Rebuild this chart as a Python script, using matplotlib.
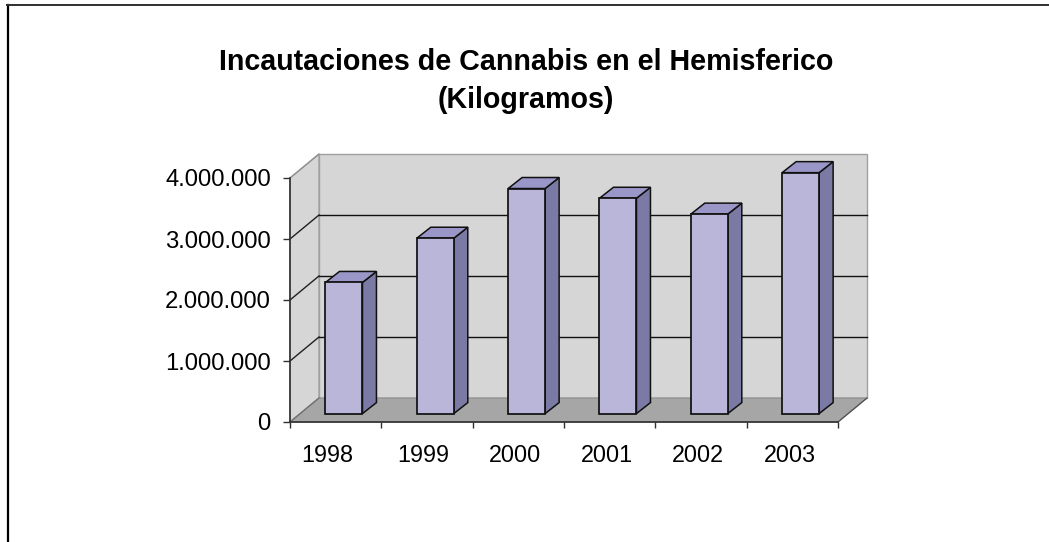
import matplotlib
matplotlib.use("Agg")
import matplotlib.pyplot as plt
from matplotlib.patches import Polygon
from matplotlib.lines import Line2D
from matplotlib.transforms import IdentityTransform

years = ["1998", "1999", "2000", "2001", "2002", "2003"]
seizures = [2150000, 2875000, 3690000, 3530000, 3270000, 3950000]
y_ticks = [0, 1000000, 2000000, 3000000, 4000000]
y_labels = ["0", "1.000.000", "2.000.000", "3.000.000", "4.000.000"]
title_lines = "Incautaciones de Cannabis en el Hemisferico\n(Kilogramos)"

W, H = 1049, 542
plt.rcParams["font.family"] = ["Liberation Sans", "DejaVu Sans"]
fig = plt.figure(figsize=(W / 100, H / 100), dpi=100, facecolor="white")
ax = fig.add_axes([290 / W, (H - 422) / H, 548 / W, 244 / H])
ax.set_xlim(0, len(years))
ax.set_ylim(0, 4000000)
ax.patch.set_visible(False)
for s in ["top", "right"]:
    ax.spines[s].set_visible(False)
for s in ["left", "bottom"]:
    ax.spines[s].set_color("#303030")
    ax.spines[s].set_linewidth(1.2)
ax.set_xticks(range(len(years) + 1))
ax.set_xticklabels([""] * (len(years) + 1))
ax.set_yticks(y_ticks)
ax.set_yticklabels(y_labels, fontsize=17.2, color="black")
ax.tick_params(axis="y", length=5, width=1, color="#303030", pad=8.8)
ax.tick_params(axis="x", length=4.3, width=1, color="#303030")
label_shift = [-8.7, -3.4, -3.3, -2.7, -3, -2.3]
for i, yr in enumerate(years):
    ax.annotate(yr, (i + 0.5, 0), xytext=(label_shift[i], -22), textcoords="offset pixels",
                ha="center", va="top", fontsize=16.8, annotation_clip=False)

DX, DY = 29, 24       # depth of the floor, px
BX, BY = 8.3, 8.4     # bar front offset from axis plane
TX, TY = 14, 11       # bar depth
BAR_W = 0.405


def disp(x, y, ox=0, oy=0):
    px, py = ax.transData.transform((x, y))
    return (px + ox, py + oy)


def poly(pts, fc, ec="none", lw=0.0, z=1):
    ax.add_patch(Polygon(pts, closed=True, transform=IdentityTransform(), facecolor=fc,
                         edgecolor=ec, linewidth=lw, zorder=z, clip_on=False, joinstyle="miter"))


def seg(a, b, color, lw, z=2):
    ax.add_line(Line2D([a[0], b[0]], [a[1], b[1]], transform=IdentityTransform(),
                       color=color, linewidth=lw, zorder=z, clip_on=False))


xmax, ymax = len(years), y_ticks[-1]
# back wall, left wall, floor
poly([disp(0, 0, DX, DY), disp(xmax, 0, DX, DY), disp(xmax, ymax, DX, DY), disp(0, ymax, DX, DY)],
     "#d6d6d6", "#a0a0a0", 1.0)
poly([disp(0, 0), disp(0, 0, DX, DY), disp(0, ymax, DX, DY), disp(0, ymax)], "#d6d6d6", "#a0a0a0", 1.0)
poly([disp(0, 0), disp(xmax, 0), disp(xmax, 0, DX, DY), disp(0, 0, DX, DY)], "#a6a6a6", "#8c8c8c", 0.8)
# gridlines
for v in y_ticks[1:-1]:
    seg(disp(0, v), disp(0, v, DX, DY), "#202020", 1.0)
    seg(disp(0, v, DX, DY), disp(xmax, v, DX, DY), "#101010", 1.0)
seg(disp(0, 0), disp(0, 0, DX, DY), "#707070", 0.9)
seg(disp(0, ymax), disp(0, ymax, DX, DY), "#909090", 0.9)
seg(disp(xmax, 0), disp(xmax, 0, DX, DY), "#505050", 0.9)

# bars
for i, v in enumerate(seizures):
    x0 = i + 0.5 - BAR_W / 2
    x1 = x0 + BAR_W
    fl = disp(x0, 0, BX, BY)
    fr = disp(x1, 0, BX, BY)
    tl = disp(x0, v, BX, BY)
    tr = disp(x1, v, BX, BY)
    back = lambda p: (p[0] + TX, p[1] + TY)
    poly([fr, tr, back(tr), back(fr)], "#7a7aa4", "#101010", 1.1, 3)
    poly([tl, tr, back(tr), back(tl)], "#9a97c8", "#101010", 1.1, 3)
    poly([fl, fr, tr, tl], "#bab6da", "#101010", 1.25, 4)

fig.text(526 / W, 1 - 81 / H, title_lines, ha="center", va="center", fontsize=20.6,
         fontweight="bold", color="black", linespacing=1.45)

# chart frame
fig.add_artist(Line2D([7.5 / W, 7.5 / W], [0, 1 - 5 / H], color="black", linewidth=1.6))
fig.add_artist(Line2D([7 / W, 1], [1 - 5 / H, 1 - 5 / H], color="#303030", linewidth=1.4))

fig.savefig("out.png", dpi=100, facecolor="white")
---
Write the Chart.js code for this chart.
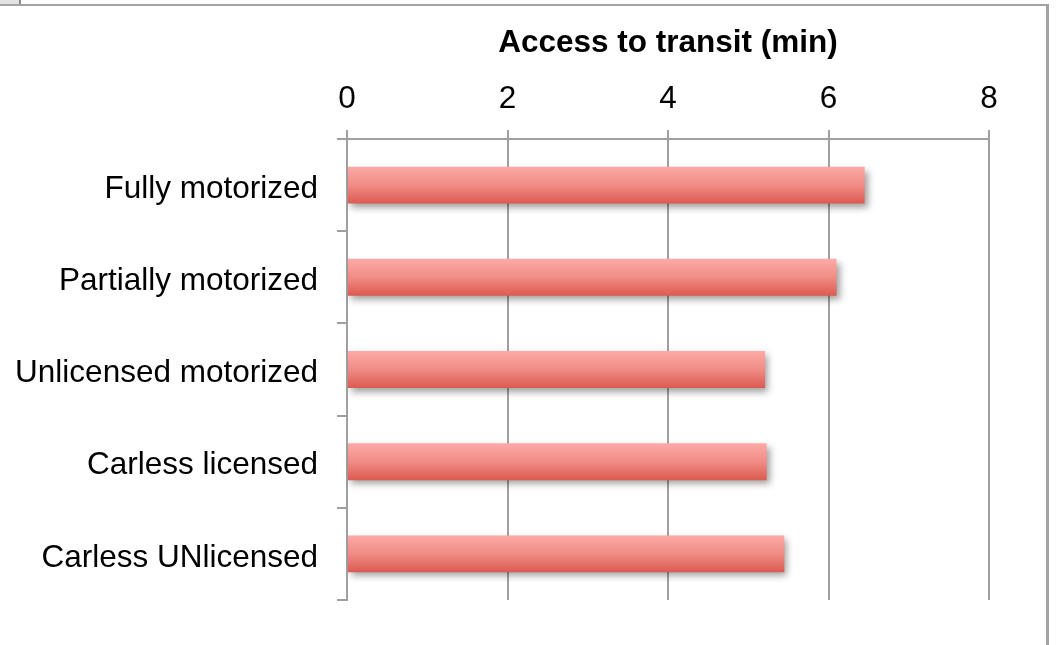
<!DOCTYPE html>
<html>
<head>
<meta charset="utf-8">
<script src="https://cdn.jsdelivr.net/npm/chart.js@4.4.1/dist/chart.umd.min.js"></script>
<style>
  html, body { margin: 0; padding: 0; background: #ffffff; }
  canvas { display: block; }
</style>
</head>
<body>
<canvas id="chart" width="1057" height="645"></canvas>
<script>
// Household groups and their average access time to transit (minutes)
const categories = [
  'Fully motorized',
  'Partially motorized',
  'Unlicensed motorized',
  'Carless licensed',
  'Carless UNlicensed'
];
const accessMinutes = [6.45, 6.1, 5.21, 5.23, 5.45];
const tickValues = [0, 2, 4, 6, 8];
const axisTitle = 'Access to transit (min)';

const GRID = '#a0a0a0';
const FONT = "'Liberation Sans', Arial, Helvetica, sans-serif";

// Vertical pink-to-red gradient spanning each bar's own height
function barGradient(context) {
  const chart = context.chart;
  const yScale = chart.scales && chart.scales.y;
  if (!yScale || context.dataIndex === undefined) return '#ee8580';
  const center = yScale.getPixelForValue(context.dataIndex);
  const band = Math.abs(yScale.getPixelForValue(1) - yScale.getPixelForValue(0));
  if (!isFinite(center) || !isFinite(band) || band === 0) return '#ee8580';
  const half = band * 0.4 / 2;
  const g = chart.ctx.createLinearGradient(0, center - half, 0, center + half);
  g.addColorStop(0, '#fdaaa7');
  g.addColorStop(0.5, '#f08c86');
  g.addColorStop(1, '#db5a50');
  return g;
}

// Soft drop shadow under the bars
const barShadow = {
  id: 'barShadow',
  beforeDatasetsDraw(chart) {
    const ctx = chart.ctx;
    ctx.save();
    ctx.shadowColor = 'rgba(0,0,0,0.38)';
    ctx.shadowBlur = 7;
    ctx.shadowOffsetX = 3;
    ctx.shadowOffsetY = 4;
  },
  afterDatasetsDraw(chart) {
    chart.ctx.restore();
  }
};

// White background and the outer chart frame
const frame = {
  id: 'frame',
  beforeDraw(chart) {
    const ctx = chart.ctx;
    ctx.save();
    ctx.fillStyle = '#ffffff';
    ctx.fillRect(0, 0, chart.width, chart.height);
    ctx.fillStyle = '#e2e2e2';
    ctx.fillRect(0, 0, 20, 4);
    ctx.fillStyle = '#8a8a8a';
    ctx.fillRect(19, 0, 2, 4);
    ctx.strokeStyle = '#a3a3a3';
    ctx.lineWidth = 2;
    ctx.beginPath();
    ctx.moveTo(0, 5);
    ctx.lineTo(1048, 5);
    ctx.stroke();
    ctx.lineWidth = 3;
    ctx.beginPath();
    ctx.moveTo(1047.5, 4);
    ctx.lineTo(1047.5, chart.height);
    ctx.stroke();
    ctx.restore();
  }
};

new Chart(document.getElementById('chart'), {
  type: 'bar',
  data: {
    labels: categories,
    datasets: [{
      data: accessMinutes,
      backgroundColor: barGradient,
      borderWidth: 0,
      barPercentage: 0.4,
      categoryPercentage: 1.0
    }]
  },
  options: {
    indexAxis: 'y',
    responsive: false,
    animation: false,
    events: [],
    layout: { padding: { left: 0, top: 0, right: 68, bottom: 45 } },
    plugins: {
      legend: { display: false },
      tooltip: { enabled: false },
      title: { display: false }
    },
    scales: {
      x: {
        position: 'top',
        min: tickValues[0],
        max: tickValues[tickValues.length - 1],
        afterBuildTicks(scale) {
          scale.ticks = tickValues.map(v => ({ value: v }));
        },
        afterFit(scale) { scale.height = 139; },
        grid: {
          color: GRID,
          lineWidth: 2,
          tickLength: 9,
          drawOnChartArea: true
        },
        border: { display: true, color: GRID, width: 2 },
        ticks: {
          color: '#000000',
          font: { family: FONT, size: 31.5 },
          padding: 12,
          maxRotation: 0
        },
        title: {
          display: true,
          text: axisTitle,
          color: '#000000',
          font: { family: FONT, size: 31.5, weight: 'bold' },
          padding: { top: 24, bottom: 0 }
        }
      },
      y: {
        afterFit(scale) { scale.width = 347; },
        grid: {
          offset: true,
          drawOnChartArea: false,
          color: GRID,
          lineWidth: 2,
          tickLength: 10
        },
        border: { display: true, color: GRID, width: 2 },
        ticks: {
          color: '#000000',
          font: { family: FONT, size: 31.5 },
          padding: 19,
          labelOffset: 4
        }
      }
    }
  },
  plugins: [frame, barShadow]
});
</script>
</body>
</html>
---
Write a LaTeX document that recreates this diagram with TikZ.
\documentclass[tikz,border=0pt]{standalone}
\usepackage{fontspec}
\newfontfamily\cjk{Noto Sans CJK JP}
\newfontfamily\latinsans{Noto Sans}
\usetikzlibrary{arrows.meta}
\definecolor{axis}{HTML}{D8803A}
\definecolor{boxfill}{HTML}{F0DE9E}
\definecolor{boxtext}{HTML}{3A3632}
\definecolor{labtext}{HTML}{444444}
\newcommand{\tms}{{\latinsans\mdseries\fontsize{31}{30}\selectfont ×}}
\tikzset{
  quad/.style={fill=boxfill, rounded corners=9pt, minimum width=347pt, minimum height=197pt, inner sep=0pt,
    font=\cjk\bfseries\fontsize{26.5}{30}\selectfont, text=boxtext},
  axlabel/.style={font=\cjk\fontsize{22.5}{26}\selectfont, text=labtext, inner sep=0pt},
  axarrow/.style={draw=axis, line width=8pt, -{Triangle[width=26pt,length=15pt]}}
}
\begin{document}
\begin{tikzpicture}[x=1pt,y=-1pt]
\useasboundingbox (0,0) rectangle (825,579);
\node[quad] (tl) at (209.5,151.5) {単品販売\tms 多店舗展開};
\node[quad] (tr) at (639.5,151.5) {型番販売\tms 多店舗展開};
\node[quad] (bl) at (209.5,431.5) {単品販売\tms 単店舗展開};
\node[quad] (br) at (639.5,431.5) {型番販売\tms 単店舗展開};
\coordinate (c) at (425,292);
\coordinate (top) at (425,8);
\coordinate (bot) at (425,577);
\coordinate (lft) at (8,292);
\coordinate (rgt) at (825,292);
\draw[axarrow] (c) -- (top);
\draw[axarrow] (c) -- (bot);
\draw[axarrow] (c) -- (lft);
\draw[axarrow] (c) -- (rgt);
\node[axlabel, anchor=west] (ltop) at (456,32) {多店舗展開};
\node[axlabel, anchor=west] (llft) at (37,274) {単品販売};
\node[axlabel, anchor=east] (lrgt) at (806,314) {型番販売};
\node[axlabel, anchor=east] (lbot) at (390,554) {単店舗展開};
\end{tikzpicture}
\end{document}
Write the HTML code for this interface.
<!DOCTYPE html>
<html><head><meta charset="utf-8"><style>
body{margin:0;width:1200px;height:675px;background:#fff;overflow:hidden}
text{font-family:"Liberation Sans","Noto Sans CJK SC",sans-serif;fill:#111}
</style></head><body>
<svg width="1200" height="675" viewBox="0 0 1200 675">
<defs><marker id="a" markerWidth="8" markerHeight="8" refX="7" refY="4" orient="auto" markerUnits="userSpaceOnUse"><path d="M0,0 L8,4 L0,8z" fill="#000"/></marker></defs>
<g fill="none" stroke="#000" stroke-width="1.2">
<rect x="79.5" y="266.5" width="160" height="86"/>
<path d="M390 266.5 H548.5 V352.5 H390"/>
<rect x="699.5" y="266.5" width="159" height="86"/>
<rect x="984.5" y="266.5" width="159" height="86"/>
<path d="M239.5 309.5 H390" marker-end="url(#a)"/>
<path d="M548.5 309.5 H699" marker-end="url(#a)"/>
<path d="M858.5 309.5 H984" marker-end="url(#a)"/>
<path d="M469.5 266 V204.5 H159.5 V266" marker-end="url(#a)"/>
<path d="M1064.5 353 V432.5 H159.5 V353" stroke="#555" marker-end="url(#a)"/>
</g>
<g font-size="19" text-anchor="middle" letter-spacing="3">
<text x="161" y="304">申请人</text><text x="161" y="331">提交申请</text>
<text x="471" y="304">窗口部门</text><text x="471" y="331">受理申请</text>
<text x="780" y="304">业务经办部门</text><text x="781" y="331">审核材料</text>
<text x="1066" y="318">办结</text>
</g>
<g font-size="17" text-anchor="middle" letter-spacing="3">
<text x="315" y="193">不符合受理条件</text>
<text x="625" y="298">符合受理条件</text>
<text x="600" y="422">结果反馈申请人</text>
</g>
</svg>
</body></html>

### WHAT YOU ARE ASKED TO DO:
Give back exactly the lines from the line that has "Write the HTML code for this interface." to the line that has "</body></html>", both included, and leave out all others.

### WRITTEN REPLY:
Write the HTML code for this interface.
<!DOCTYPE html>
<html><head><meta charset="utf-8"><style>
body{margin:0;width:1200px;height:675px;background:#fff;overflow:hidden}
text{font-family:"Liberation Sans","Noto Sans CJK SC",sans-serif;fill:#111}
</style></head><body>
<svg width="1200" height="675" viewBox="0 0 1200 675">
<defs><marker id="a" markerWidth="8" markerHeight="8" refX="7" refY="4" orient="auto" markerUnits="userSpaceOnUse"><path d="M0,0 L8,4 L0,8z" fill="#000"/></marker></defs>
<g fill="none" stroke="#000" stroke-width="1.2">
<rect x="79.5" y="266.5" width="160" height="86"/>
<path d="M390 266.5 H548.5 V352.5 H390"/>
<rect x="699.5" y="266.5" width="159" height="86"/>
<rect x="984.5" y="266.5" width="159" height="86"/>
<path d="M239.5 309.5 H390" marker-end="url(#a)"/>
<path d="M548.5 309.5 H699" marker-end="url(#a)"/>
<path d="M858.5 309.5 H984" marker-end="url(#a)"/>
<path d="M469.5 266 V204.5 H159.5 V266" marker-end="url(#a)"/>
<path d="M1064.5 353 V432.5 H159.5 V353" stroke="#555" marker-end="url(#a)"/>
</g>
<g font-size="19" text-anchor="middle" letter-spacing="3">
<text x="161" y="304">申请人</text><text x="161" y="331">提交申请</text>
<text x="471" y="304">窗口部门</text><text x="471" y="331">受理申请</text>
<text x="780" y="304">业务经办部门</text><text x="781" y="331">审核材料</text>
<text x="1066" y="318">办结</text>
</g>
<g font-size="17" text-anchor="middle" letter-spacing="3">
<text x="315" y="193">不符合受理条件</text>
<text x="625" y="298">符合受理条件</text>
<text x="600" y="422">结果反馈申请人</text>
</g>
</svg>
</body></html>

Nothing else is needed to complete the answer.